Символика «пробуждения» в общем виде поддерживалась инерцией революционной прессы и речей самого Ленина, не устававшего говорить о «пробуждении» народных масс и затянувшемся сне России. Словарь Ленина-полемиста пестрит ругательствами по адресу товарищей, склонных «убаюкивать себя словами, декламацией, восклицаниями»[96]. Высказывание Ленина о декабристах, которые «разбудили Герцена» («Памяти Герцена», 1912), стало в этом контексте особенно расхожим[97]. Однако при всех похвалах революционному бодрствованию и пролетарской бдительности к середине 1930-х годов советская культура демонстрирует очевидное оживление колыбельного жанра как в сфере классической музыки и печатной литературы, так и — что представляется особенно занятным — в сфере кинематографа и песенной эстрады. Почин на этом пути положил в 1936 году фильм Александрова «Цирк», по ходу которого герои исполняли сразу две колыбельных. Первую из них (слова В. И. Лебедева-Кумача, муз. И. О. Дунаевского) поет Мери — картавящая на американский лад Любовь Орлова («Спи, мой бэби»)[98], а вторую — «Сон приходит на порог»[99] — воодушевленные посетители цирка, передающие по рядам ее чернокожего ребенка.

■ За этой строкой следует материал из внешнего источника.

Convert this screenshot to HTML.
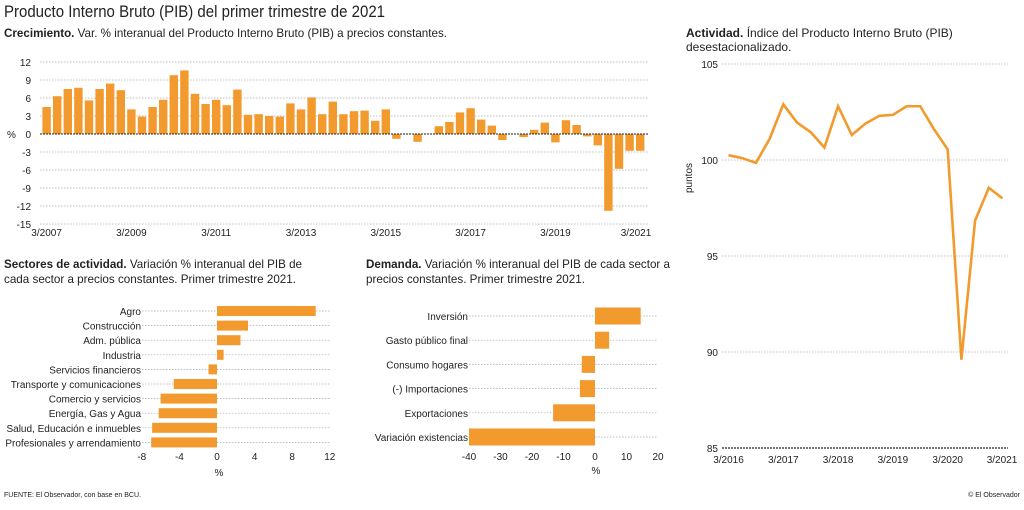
<!DOCTYPE html>
<html><head><meta charset="utf-8"><style>
html,body{margin:0;padding:0;background:#fff;}
svg{display:block;font-family:"Liberation Sans Narrow","Liberation Sans",sans-serif;}
</style></head><body>
<svg width="1024" height="510" viewBox="0 0 1024 510" xmlns="http://www.w3.org/2000/svg">
<text x="4" y="17" font-size="16.5" fill="#222" textLength="381" lengthAdjust="spacingAndGlyphs">Producto Interno Bruto (PIB) del primer trimestre de 2021</text>
<text x="4" y="37" font-size="12" fill="#222" textLength="443" lengthAdjust="spacingAndGlyphs"><tspan font-weight="bold">Crecimiento.</tspan> Var. % interanual del Producto Interno Bruto (PIB) a precios constantes.</text>
<g id="top"></g>
<text x="4" y="268" font-size="12" fill="#222" textLength="298" lengthAdjust="spacingAndGlyphs"><tspan font-weight="bold">Sectores de actividad.</tspan> Variación % interanual del PIB de</text>
<text x="4" y="283" font-size="12" fill="#222" textLength="292" lengthAdjust="spacingAndGlyphs">cada sector a precios constantes. Primer trimestre 2021.</text>
<text x="366" y="268" font-size="12" fill="#222" textLength="304" lengthAdjust="spacingAndGlyphs"><tspan font-weight="bold">Demanda.</tspan> Variación % interanual del PIB de cada sector a</text>
<text x="366" y="283" font-size="12" fill="#222" textLength="219" lengthAdjust="spacingAndGlyphs">precios constantes. Primer trimestre 2021.</text>
<text x="686" y="37" font-size="12" fill="#222"><tspan font-weight="bold">Actividad.</tspan> Índice del Producto Interno Bruto (PIB)</text>
<text x="686" y="51" font-size="12" fill="#222">desestacionalizado.</text>
<g id="sec"></g><g id="dem"></g><g id="act"></g>
<text x="4" y="497" font-size="7" fill="#222">FUENTE: El Observador, con base en BCU.</text>
<text x="1020" y="497" font-size="7" fill="#222" text-anchor="end">© El Observador</text>
</svg>
<script>
const NS="http://www.w3.org/2000/svg";
function el(p,t,a,txt){const e=document.createElementNS(NS,t);for(const k in a)e.setAttribute(k,a[k]);if(txt!==undefined)e.textContent=txt;document.getElementById(p).appendChild(e);return e;}
const OR="#f29a2e", G="#aaa";
const vals=[4.5,6.3,7.5,7.7,5.6,7.5,8.4,7.3,4.1,2.9,4.5,5.7,9.8,10.6,6.7,5.0,5.7,4.8,7.4,3.2,3.3,3.0,2.9,5.1,4.1,6.1,3.3,5.4,3.3,3.8,3.9,2.2,4.1,-0.8,0.05,-1.3,0.05,1.3,2.0,3.6,4.3,2.4,1.4,-1.0,0,-0.5,0.7,1.9,-1.4,2.3,1.5,-0.4,-1.9,-12.8,-5.8,-2.8,-2.8];
const z=134,u=6;
for(let v=12;v>=-15;v-=3){const y=z-v*u;
 if(v!==0)el("top","line",{x1:40,x2:648,y1:y,y2:y,stroke:G,"stroke-width":0.7,"stroke-dasharray":"1.5,1.5"});
 el("top","text",{x:31,y:y+4,"font-size":10,"text-anchor":"end",fill:"#222"},v);}
el("top","text",{x:7,y:138,"font-size":10,fill:"#222"},"%");
vals.forEach((v,i)=>{const cx=46.6+i*10.6;const y=v>=0?z-v*u:z;el("top","rect",{x:cx-4.2,y:y,width:8.4,height:Math.abs(v)*u,fill:OR});});
el("top","line",{x1:40,x2:648,y1:z,y2:z,stroke:"#222","stroke-width":1,"stroke-dasharray":"2,1"});
["3/2007","3/2009","3/2011","3/2013","3/2015","3/2017","3/2019","3/2021"].forEach((t,k)=>{let x=46.6+k*8*10.6;if(k==7)x=636;el("top","text",{x:x,y:236,"font-size":10,"text-anchor":"middle",fill:"#222"},t);});
const sec=[["Agro",10.5],["Construcción",3.3],["Adm. pública",2.5],["Industria",0.7],["Servicios financieros",-0.9],["Transporte y comunicaciones",-4.6],["Comercio y servicios",-6.0],["Energía, Gas y Agua",-6.2],["Salud, Educación e inmuebles",-6.9],["Profesionales y arrendamiento",-7.0]];
sec.forEach((d,i)=>{const y=311+i*14.6;
 el("sec","line",{x1:142,x2:330,y1:y,y2:y,stroke:G,"stroke-width":0.7,"stroke-dasharray":"1.5,1.5"});
 el("sec","text",{x:141,y:y+4,"font-size":10,"text-anchor":"end",fill:"#222"},d[0]);
 const x0=217,w=d[1]*9.4;el("sec","rect",{x:w>=0?x0:x0+w,y:y-5,width:Math.abs(w),height:10,fill:OR});});
[-8,-4,0,4,8,12].forEach(v=>el("sec","text",{x:217+v*9.4,y:460,"font-size":10,"text-anchor":"middle",fill:"#222"},v));
el("sec","text",{x:219,y:476,"font-size":10,"text-anchor":"middle",fill:"#222"},"%");
const dem=[["Inversión",14.5],["Gasto público final",4.5],["Consumo hogares",-4.2],["(-) Importaciones",-4.8],["Exportaciones",-13.3],["Variación existencias",-40]];
dem.forEach((d,i)=>{const y=316+i*24.2;
 el("dem","line",{x1:469,x2:658,y1:y,y2:y,stroke:G,"stroke-width":0.7,"stroke-dasharray":"1.5,1.5"});
 el("dem","text",{x:468,y:y+4,"font-size":10,"text-anchor":"end",fill:"#222"},d[0]);
 const x0=595,w=d[1]*3.15;el("dem","rect",{x:w>=0?x0:x0+w,y:y-8.5,width:Math.abs(w),height:17,fill:OR});});
[-40,-30,-20,-10,0,10,20].forEach(v=>el("dem","text",{x:595+v*3.15,y:460,"font-size":10,"text-anchor":"middle",fill:"#222"},v));
el("dem","text",{x:596,y:474,"font-size":10,"text-anchor":"middle",fill:"#222"},"%");
const av=[100.25,100.1,99.85,101.1,102.9,101.95,101.45,100.65,102.8,101.3,101.9,102.3,102.35,102.8,102.8,101.6,100.55,89.6,96.85,98.55,98.0];
const Y=v=>160-(v-100)*19.2;
[105,100,95,90].forEach(v=>{el("act","line",{x1:722,x2:1008,y1:Y(v),y2:Y(v),stroke:G,"stroke-width":0.7,"stroke-dasharray":"1.5,1.5"});el("act","text",{x:718,y:Y(v)+4,"font-size":10,"text-anchor":"end",fill:"#222"},v);});
el("act","text",{x:718,y:Y(85)+4,"font-size":10,"text-anchor":"end",fill:"#222"},85);
el("act","line",{x1:722,x2:1008,y1:Y(85),y2:Y(85),stroke:"#222","stroke-width":1.2,"stroke-dasharray":"2,1"});
el("act","text",{x:0,y:0,"font-size":10,fill:"#222",transform:"translate(692,178) rotate(-90)","text-anchor":"middle"},"puntos");
el("act","polyline",{points:av.map((v,i)=>(728.5+i*13.7)+","+Y(v)).join(" "),fill:"none",stroke:OR,"stroke-width":2.6,"stroke-linejoin":"miter"});
["3/2016","3/2017","3/2018","3/2019","3/2020","3/2021"].forEach((t,k)=>{let x=728.5+k*4*13.7;if(k==5)x=1002;el("act","text",{x:x,y:463,"font-size":10,"text-anchor":"middle",fill:"#222"},t);});
</script>
</body></html>
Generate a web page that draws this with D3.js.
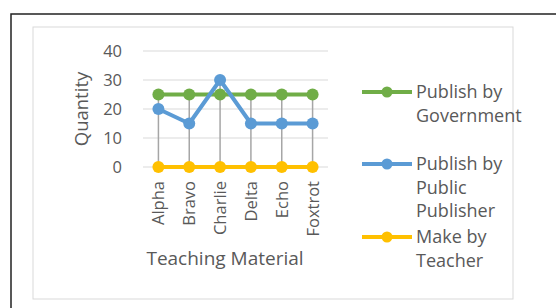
<!DOCTYPE html>
<html><head><meta charset="utf-8">
<script src="https://cdn.jsdelivr.net/npm/d3@7"></script>
<style>body{margin:0;background:#fff}svg{display:block}text{font-family:"Open Sans",sans-serif;fill:#595959}</style>
</head><body><svg id="c" width="556" height="308"></svg>
<script>
const categories = ["Alpha","Bravo","Charlie","Delta","Echo","Foxtrot"];
const government = [25,25,25,25,25,25];
const publicPublisher = [20,15,30,15,15,15];
const teacher = [0,0,0,0,0,0];
const yTicks = [0,10,20,30,40];
const seriesNames = [["Publish by","Government"],["Publish by","Public","Publisher"],["Make by","Teacher"]];
const colors = ["#70AD47","#5B9BD5","#FFC000"];

const svg = d3.select("#c");
svg.append("rect").attr("x",11).attr("y",14).attr("width",600).attr("height",400).attr("fill","none").attr("stroke","#222").attr("stroke-width",1.5);
svg.append("rect").attr("x",33).attr("y",27).attr("width",480).attr("height",272).attr("fill","#fff").attr("stroke","#d9d9d9").attr("stroke-width",1);

const x = d3.scaleBand().domain(categories).range([143,328]);
const y = d3.scaleLinear().domain([0,40]).range([167,51]);
const cx = c => x(c)+x.bandwidth()/2;

const g = svg.append("g");
g.selectAll(".grid").data(yTicks).join("line").attr("x1",143).attr("x2",328)
 .attr("y1",d=>y(d)).attr("y2",d=>y(d)).attr("stroke","#d9d9d9").attr("stroke-width",1);
g.selectAll(".yl").data(yTicks).join("text").attr("x",122).attr("y",d=>y(d)).attr("dy","0.36em")
 .attr("text-anchor","end").attr("font-size",16.5).text(d=>d);
const series = [government, publicPublisher, teacher];
g.selectAll(".hl").data(categories).join("line")
 .attr("x1",cx).attr("x2",cx)
 .attr("y1",(c,i)=>y(d3.max(series,s=>s[i]))).attr("y2",(c,i)=>y(d3.min(series,s=>s[i])))
 .attr("stroke","#a6a6a6").attr("stroke-width",1.5);
const line = d3.line().x((d,i)=>cx(categories[i])).y(d=>y(d));
series.forEach((s,k)=>{
  g.append("path").datum(s).attr("d",line).attr("fill","none").attr("stroke",colors[k]).attr("stroke-width",4).attr("stroke-linejoin","round");
  g.selectAll(null).data(s).join("circle").attr("cx",(d,i)=>cx(categories[i])).attr("cy",d=>y(d)).attr("r",6).attr("fill",colors[k]);
});
g.selectAll(".xl").data(categories).join("text")
 .attr("transform",c=>`translate(${cx(c)+6},181) rotate(-90)`)
 .attr("text-anchor","end").attr("font-size",16.5).text(d=>d);
svg.append("text").attr("x",225).attr("y",265).attr("text-anchor","middle").attr("font-size",19).text("Teaching Material");
svg.append("text").attr("transform","translate(88,109) rotate(-90)").attr("text-anchor","middle").attr("font-size",18.5).text("Quantity");

const legY = [92,164,237];
seriesNames.forEach((names,k)=>{
  const lg = svg.append("g");
  lg.append("line").attr("x1",362).attr("x2",412).attr("y1",legY[k]).attr("y2",legY[k]).attr("stroke",colors[k]).attr("stroke-width",4);
  lg.append("circle").attr("cx",387).attr("cy",legY[k]).attr("r",5.5).attr("fill",colors[k]);
  names.forEach((t,j)=>{
    lg.append("text").attr("x",416).attr("y",legY[k]+j*23.5).attr("dy","0.36em").attr("font-size",18).text(t);
  });
});
</script></body></html>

Представительствуя разные национальности СССР, солирующие граждане обрушивают при этом на маленького мулата каскад языков и наречий — русского, украинского, грузинского, татарского и даже идиша (вероятно — в ознаменование основанной в 1934 году в Приамурье Еврейской автономной области). Колыбельное многоязычие иллюстративно к многоязычию страны, строящей новую социальную действительность.